Input data:
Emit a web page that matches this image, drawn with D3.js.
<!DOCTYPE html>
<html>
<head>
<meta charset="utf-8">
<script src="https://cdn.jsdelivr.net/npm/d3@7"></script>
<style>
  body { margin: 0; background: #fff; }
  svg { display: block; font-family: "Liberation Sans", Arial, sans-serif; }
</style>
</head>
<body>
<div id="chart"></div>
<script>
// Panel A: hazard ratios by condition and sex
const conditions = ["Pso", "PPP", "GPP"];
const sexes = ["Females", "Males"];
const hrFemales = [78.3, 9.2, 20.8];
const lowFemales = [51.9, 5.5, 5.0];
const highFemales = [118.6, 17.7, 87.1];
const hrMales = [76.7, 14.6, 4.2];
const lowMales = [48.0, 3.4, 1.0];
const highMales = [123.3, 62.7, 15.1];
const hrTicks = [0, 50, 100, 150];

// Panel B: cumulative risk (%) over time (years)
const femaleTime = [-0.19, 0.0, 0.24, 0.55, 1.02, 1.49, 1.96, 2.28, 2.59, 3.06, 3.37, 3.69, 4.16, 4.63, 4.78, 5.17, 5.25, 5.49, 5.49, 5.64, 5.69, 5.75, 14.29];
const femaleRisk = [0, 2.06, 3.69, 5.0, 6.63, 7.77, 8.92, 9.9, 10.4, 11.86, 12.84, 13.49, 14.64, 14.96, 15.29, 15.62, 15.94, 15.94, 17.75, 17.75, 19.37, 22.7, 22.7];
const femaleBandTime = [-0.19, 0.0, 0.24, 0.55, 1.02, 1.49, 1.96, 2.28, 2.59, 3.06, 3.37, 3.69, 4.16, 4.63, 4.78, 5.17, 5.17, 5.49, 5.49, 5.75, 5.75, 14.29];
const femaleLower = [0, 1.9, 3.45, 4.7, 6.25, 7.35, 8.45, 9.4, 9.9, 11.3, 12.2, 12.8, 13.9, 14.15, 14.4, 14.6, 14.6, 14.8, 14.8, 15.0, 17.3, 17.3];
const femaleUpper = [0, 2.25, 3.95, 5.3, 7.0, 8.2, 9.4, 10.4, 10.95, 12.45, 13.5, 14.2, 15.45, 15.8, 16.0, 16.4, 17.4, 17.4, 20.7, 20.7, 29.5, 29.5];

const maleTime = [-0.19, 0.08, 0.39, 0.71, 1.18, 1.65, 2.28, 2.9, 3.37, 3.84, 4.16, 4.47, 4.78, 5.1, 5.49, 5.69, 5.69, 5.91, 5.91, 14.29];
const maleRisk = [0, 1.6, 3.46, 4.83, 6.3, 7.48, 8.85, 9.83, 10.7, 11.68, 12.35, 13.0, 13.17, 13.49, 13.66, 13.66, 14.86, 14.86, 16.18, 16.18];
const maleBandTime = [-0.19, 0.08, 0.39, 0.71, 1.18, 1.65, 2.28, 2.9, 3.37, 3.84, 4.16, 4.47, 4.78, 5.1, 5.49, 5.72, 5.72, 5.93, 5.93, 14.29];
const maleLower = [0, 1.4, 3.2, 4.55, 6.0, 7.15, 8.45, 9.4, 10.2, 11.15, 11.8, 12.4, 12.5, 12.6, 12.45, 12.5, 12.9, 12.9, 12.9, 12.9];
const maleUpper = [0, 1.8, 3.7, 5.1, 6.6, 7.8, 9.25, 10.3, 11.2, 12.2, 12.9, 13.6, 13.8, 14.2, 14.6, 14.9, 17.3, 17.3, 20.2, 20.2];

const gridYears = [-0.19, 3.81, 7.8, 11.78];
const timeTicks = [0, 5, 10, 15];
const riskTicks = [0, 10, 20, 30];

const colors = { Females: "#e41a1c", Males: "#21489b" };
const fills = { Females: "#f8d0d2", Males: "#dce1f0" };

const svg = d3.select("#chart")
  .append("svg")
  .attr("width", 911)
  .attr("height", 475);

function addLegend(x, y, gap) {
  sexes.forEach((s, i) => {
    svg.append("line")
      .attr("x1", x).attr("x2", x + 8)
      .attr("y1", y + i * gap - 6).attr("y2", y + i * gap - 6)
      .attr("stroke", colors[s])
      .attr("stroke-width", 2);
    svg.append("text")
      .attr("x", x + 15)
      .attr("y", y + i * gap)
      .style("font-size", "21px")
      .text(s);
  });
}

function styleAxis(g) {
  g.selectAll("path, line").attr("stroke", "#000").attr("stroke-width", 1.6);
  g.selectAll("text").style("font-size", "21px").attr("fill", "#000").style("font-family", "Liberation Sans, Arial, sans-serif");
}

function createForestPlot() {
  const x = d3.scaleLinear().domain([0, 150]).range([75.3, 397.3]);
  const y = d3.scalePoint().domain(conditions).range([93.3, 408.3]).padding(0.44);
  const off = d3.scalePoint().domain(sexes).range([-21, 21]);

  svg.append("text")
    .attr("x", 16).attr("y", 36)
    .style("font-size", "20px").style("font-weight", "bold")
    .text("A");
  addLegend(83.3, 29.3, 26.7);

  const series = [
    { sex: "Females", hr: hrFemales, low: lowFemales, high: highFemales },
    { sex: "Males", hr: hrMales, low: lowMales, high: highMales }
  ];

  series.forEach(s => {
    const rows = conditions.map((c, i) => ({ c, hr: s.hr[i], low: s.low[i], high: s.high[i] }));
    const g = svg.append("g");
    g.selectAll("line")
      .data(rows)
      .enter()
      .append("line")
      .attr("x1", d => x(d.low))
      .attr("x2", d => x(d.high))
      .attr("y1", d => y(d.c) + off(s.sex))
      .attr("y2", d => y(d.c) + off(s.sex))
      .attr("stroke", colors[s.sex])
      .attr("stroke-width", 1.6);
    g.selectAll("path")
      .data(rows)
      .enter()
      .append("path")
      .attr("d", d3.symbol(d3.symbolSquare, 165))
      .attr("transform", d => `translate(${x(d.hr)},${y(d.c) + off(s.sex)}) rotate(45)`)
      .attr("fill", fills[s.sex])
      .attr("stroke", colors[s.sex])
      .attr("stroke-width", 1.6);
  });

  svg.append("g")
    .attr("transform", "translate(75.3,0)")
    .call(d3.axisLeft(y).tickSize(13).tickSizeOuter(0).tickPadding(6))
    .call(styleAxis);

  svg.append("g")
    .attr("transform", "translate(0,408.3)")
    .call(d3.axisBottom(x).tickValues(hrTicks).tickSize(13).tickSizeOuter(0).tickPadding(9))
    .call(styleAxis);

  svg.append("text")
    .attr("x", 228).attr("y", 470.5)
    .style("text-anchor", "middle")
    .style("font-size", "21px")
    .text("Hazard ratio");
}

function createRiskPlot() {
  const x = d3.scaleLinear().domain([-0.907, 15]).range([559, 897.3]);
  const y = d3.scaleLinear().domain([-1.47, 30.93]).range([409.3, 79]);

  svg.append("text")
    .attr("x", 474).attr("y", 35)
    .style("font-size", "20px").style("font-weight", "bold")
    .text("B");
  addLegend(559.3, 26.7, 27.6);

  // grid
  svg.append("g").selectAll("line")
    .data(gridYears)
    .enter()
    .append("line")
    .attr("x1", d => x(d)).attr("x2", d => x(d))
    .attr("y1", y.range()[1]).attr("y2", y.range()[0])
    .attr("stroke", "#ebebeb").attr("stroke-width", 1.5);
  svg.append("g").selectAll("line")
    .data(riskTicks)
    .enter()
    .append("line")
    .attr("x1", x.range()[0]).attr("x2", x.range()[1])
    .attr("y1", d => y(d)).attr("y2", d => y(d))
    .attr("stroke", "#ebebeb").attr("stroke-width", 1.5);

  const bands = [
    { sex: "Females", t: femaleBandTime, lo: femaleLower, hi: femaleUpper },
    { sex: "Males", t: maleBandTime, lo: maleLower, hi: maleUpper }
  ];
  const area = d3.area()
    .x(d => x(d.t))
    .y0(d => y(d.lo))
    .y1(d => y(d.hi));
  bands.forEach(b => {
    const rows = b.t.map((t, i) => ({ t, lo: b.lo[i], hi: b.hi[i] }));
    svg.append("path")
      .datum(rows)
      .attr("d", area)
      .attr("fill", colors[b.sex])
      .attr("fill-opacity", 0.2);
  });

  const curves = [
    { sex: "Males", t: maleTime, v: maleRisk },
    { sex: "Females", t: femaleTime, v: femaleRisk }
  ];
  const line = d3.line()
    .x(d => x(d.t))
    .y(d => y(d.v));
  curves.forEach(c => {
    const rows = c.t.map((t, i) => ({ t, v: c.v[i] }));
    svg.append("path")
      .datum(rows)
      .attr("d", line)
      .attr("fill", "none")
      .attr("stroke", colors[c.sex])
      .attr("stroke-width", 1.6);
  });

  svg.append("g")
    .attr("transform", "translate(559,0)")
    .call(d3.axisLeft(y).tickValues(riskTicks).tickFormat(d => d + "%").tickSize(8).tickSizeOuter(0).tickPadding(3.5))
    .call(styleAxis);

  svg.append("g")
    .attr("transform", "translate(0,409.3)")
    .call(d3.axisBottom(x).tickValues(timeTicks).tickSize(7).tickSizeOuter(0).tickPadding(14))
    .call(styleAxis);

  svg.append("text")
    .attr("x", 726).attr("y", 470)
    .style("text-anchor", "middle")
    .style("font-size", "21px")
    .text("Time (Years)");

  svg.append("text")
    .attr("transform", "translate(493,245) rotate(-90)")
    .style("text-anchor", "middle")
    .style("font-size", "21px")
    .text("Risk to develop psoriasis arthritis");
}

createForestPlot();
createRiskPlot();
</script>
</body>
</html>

...

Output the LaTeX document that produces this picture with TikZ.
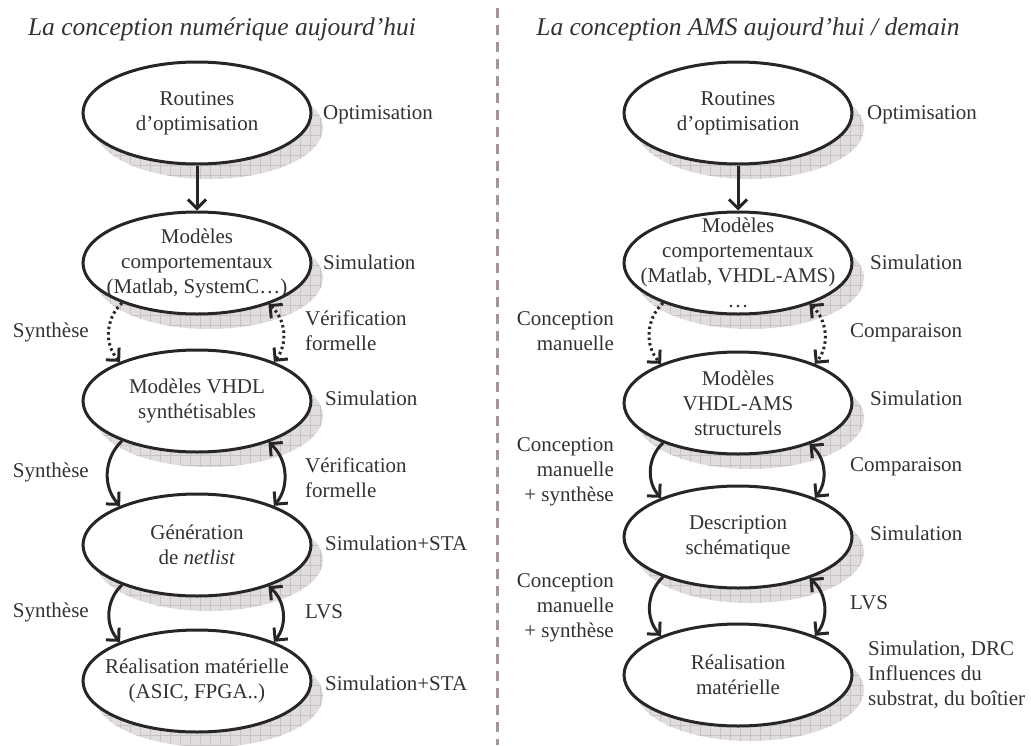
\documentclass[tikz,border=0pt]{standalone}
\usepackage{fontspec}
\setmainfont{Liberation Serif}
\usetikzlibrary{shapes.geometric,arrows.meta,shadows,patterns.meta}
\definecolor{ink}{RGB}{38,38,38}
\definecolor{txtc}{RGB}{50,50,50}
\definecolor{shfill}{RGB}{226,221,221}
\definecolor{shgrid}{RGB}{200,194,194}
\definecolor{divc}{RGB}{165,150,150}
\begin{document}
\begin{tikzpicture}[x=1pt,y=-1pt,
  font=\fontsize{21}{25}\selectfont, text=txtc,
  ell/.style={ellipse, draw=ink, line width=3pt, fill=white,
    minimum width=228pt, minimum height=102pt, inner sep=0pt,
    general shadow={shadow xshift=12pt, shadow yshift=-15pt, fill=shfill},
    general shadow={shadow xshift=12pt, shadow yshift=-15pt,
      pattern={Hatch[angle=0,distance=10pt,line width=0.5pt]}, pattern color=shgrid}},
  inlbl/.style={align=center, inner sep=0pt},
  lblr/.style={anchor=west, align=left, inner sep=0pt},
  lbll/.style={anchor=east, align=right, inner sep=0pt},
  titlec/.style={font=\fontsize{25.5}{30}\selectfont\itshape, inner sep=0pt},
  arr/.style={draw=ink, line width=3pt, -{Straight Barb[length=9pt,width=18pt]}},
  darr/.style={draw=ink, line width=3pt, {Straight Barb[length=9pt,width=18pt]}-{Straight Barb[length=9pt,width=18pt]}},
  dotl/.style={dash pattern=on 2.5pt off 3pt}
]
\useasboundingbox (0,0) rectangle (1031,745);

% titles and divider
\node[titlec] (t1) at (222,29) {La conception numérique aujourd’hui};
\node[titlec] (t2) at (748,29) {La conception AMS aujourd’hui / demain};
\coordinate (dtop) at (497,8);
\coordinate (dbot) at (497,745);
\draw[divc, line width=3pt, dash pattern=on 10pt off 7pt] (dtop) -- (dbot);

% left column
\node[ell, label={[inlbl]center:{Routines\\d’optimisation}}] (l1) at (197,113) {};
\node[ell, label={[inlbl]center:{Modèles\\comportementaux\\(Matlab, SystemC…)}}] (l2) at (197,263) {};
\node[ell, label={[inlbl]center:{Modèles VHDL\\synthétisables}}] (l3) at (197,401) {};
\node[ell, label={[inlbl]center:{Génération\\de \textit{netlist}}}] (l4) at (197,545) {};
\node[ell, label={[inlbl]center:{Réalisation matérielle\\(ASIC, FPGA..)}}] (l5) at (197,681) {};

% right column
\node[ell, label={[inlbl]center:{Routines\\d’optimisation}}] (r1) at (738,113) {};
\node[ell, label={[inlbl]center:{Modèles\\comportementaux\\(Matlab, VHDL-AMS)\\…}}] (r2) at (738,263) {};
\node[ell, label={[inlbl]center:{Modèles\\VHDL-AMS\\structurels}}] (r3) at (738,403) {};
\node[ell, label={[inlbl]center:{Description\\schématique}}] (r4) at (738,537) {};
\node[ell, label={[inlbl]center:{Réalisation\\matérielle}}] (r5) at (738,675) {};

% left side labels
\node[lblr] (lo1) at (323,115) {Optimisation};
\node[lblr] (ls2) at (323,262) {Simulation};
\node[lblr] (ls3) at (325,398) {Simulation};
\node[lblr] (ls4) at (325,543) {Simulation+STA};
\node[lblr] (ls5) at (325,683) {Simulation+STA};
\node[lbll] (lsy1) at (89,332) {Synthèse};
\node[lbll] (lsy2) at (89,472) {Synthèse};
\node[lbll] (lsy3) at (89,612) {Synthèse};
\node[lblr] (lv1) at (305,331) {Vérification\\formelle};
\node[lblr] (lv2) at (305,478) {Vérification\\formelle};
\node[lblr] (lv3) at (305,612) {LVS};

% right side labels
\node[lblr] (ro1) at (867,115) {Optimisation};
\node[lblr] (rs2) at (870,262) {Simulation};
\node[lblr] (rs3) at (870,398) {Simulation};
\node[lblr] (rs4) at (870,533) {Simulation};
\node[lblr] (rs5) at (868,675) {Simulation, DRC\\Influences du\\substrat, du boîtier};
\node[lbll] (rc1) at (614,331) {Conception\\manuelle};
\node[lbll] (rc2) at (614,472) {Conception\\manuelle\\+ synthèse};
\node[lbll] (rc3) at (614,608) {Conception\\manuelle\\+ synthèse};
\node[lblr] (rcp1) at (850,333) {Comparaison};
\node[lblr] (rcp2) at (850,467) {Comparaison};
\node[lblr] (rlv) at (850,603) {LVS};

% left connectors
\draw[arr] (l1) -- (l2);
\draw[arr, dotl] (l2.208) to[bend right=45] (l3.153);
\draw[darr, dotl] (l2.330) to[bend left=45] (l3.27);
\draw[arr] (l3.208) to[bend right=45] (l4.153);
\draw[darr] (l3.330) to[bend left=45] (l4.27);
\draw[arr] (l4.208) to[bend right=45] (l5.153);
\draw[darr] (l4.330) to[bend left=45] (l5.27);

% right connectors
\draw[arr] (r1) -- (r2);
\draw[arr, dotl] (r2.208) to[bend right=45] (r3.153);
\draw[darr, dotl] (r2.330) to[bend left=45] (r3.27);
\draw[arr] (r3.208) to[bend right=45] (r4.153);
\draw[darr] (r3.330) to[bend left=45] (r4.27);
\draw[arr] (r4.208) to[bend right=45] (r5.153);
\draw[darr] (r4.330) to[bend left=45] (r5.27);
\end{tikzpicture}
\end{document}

Job: Looking at the listing above, count the lines that contain "with" and give nothing but the number.

Written response: 2